We've already had the US Olympic Marathon Trials and teams have been selected. In July, the remainder of the United States team will be selected on the basis of the results from a meet in Eugene, Oregon. The American system is such that Olympic selection hinges (almost) entirely on the outcome of a single race. This contrasts with other national selection systems--most notably, Kenya's--in which selection is determined by a national governing body operating without clear, or at the very least, publicly available standards.
Both systems are problematic. The outcome of a single race, while an objective and measurable standard for qualification, can easily result in a non-optimal outcome in sending the strongest possible team to the Olympics. Any time an n of 1 is used to measure true talent or ability, randomness will inevitably get in the way of a proper measurement. This is especially true in the marathon. No knock on Jared Ward, who is a fine marathoner, but does anyone honestly believe he gives the United States a better shot at a medal in Rio than Dathan Ritzenhein or Luke Puskedra? A single race in running may well feature less randomness than, say, a game of baseball, but randomness is at play and can occasionally get in the way of sending the best possible set of athletes to represent the country at the Olympics.
The Kenyan system is at least as problematic. No one knows precisely how the Athletics Kenya selects their teams. One thing seems clear: the committee is easily influenced by recency bias. In 2012, they left Geoffrey Mutai off the team after he struggled in Boston that year, ultimately dropping out because of the heat. This was one race, and Mutai was otherwise more than qualified to represent Kenya in London. Aside from 2012 Boston, Mutai set course records in both Boston and New York in 2011 and won Berlin in 2012. In all likelihood, Mutai was one of the three best Kenyans that could have competed in the marathon in 2012. Yet, he didn't because Athletics Kenya probably overweighed his recent struggles in Boston.
In short, neither system works particularly well in that both can easily leave a country's best runner off the team.
So what can be done?
Let's start with a trials-based model. It works pretty well and, as I mentioned above, does ground Olympic selection in a measurable, objective, and clearly-defined standard. Yet, this process can still "snub" some athletes who clearly deserve a spot on the team. Runners fall; untimely sickness can strike in the week leading up to the event; a thrower can string a bunch of fouls together. This is largely randomness and can lead to someone really good--a medal contender, even--getting left off the team.

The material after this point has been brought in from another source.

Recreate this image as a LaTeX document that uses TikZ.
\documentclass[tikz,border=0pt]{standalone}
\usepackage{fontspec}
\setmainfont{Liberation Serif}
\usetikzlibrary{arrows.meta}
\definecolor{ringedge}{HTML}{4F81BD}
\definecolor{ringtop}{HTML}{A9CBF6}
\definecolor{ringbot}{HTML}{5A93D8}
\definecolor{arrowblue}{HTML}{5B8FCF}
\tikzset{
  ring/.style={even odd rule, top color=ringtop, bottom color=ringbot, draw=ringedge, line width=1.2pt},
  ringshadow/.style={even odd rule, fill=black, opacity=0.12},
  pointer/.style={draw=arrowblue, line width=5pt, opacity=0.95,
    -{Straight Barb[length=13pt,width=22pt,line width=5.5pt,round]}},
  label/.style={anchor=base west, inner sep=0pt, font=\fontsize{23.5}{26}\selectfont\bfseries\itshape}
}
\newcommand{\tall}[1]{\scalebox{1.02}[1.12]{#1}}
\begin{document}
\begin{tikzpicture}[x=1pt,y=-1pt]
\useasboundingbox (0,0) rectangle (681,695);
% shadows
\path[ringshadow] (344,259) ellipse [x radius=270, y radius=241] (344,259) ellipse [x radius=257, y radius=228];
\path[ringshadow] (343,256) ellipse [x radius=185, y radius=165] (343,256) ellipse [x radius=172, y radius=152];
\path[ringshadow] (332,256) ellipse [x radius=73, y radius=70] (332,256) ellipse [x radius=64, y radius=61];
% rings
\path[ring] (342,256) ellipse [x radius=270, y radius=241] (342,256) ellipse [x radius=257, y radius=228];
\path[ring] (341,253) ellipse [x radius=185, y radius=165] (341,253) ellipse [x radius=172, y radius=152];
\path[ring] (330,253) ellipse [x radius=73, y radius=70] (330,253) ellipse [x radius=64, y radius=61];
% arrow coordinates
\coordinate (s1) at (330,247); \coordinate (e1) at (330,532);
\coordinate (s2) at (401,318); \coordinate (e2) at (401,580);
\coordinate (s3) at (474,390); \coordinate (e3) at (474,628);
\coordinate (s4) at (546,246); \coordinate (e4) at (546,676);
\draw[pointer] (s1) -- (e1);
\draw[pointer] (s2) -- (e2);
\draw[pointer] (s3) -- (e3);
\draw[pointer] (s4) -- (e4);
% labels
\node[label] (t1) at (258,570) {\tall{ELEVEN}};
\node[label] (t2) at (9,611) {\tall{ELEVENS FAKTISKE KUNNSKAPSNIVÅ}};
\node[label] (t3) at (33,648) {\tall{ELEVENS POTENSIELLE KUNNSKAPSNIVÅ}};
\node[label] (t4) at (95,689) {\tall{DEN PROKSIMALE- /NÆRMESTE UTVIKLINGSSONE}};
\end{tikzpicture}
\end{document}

But let's keep the trials. Again, they're objective and usually work. From USATF's perspective, they also bring in money that wouldn't be made on some sort of austere back-room selection process. But let's limit their scope to account for the potential appearance of variance that can pop up in a single race. These new trials would be a race for two guaranteed spots on the team. Whoever finishes first or second in a trials competition would, provided they meet the Olympic qualifying standard, would automatically punch his or her ticket to the Olympics (or World Championships, depending on the year).

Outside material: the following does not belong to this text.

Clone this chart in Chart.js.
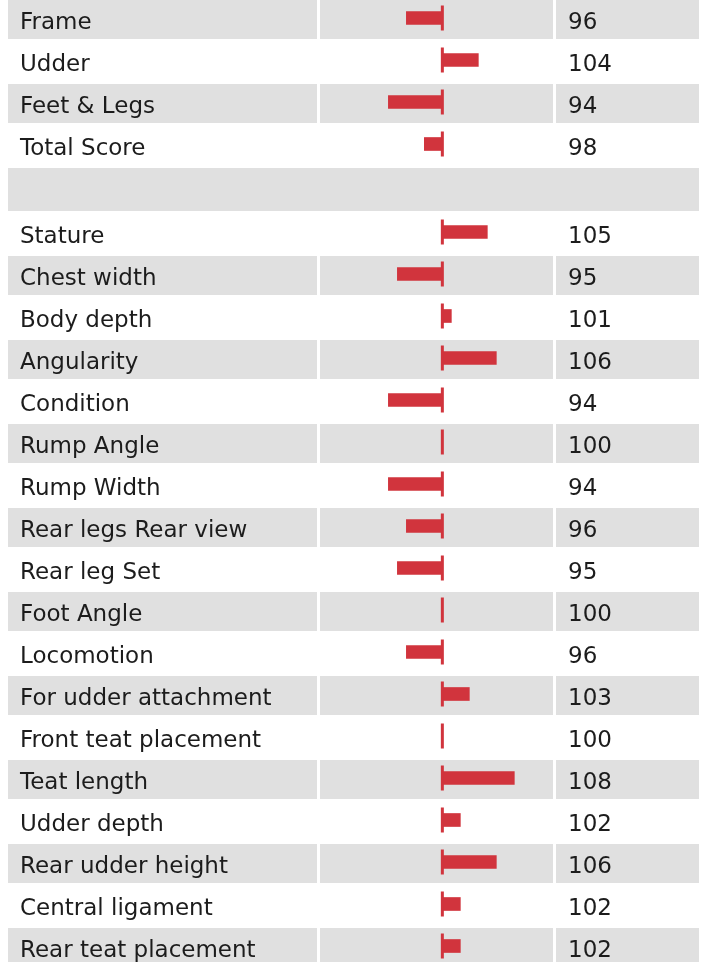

The third spot would fall to an at-large bid to be determined by the USATF, Athletics Kenya, or the relevant governing body. It may very well be that the third place finisher in the trials will receive that bid. In fact, I anticipate this would happen the vast majority of the time. But, it does insulate the team from a fluke occurrence like, say, Galen Rupp falling in the 10,000m in Eugene or Boris Berian getting out kicked in a tactical preliminary round.
College basketball already has a similar approach. Conference championship tournaments are opportunities for teams to secure their spots in the NCAA tournament, but, in the event that an obviously strong team does not win their conference championship, they can still make the tournament as an at-large team. Every year, this process leads to some debate over a team or two that got left out, but this debate overshadows the fact that these teams on the wrong side of the bubble never have a real chance of winning the tournament.

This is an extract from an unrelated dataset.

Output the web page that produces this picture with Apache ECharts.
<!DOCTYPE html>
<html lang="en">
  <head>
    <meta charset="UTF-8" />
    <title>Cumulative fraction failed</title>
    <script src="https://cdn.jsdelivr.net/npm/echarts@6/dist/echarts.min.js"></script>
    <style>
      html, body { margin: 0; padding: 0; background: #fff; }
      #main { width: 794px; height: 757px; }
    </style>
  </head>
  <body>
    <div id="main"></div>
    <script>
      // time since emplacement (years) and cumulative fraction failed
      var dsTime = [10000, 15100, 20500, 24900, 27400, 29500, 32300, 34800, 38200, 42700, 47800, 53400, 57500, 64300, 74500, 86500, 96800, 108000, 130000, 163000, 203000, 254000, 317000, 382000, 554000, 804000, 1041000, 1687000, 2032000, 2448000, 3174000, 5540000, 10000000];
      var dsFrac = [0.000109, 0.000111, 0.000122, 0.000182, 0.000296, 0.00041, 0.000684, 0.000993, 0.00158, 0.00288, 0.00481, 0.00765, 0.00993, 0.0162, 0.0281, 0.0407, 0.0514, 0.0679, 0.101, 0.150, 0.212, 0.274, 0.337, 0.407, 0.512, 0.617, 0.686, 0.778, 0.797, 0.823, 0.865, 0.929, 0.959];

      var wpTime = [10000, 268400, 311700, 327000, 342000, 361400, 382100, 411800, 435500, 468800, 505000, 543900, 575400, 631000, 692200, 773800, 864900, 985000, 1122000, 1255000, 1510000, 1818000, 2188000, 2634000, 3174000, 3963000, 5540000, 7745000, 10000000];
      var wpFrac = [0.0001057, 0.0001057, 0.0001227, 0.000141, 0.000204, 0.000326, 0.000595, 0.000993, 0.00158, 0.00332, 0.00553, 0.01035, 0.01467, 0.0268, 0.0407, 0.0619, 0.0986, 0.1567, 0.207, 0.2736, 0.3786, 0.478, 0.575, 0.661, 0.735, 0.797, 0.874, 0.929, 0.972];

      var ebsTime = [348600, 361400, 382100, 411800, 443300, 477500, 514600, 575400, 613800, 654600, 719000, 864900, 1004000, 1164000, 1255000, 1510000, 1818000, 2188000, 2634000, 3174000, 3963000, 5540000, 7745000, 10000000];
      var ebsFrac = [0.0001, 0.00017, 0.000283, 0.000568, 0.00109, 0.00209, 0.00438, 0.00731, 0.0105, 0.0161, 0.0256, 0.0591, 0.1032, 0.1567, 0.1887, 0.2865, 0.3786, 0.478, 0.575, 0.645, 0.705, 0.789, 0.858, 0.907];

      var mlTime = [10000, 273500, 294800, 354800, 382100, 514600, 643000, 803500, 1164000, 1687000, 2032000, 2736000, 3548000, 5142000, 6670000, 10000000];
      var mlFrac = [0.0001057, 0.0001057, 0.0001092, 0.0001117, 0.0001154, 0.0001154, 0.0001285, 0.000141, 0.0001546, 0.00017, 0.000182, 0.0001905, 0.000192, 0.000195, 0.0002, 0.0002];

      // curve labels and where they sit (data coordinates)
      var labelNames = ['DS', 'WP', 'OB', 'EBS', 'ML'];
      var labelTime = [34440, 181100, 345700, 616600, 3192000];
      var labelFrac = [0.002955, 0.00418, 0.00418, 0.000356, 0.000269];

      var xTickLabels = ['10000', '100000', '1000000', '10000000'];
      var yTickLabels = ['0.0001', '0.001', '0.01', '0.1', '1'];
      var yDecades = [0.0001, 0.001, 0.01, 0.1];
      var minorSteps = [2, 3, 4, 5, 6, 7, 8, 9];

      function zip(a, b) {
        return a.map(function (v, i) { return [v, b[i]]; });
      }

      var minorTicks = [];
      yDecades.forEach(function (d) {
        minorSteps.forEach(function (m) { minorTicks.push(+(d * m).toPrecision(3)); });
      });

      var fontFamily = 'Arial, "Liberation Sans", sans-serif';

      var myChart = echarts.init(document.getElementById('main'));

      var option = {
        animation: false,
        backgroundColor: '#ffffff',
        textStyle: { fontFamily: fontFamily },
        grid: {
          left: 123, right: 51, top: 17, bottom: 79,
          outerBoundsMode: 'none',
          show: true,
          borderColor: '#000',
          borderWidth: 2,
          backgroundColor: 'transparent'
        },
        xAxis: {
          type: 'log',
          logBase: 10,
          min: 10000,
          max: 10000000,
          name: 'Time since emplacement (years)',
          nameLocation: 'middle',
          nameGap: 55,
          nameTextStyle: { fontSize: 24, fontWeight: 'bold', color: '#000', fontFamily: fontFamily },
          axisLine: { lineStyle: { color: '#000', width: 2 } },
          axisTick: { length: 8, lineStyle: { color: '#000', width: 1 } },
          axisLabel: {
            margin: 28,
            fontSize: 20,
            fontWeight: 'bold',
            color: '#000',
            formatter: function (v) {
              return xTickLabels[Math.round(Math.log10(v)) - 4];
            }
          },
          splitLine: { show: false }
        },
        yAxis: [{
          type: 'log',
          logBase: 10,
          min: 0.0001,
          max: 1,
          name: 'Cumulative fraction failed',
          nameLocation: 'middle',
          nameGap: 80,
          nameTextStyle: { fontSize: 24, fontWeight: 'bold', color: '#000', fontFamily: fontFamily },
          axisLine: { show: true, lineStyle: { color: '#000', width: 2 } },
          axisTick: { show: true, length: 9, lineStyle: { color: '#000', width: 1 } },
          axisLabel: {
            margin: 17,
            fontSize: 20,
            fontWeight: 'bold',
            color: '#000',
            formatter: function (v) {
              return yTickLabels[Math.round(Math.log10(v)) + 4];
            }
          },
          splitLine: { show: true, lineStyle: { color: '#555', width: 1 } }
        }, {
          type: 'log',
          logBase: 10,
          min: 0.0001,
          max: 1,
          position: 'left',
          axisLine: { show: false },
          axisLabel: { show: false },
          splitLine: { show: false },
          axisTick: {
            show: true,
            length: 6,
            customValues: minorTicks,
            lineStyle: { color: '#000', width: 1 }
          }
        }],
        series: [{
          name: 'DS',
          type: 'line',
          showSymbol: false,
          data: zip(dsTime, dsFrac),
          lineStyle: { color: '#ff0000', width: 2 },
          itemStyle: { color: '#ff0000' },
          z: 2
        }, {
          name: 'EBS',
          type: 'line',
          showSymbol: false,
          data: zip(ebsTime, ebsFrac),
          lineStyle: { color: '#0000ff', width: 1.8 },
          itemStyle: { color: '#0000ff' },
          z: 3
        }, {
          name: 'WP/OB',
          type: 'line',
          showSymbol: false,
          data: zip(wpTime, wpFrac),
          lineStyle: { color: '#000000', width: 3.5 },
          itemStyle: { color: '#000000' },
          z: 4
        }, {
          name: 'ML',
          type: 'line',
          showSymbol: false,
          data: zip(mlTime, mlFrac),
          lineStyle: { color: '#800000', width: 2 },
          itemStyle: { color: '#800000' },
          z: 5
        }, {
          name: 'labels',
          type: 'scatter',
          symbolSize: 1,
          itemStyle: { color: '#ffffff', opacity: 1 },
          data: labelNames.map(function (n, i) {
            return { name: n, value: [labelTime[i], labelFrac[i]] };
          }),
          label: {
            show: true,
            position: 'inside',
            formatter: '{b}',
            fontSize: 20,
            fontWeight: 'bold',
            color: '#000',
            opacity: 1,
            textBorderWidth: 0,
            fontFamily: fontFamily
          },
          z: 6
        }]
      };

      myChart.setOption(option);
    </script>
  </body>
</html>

In track, Ajee Wilson has a real chance to medal in 800m in Rio. If she falls in the final or is out kicked in a preliminary round, she would be left off the team under the current system. The result would be that the United States would not be sending their best team to Rio. This alternative system assures that an obvious medal contender will never be left off the team.
The trials work pretty well as is and, under this new system, the top three finishers in the trials will be rewarded with a spot on the national team the vast majority of the time. But a lot is at stake in selecting an Olympic team. Sure, the stakes mostly involve nebulous factors like national pride or competitive spirit, but they are real even if soft.
More importantly, the ultimate goal of either a trials competition or a selection committee is to select the best athletes to represent a country on the world stage. Neither process on its own can reliably ensure that that occurs. So, blending the two could produce a more optimal outcome. Let the best shine through in a competition, but provide a system of insurance in the form of an at-large bid that a true medal contender isn't left on the sidelines because of one poor race at the wrong time.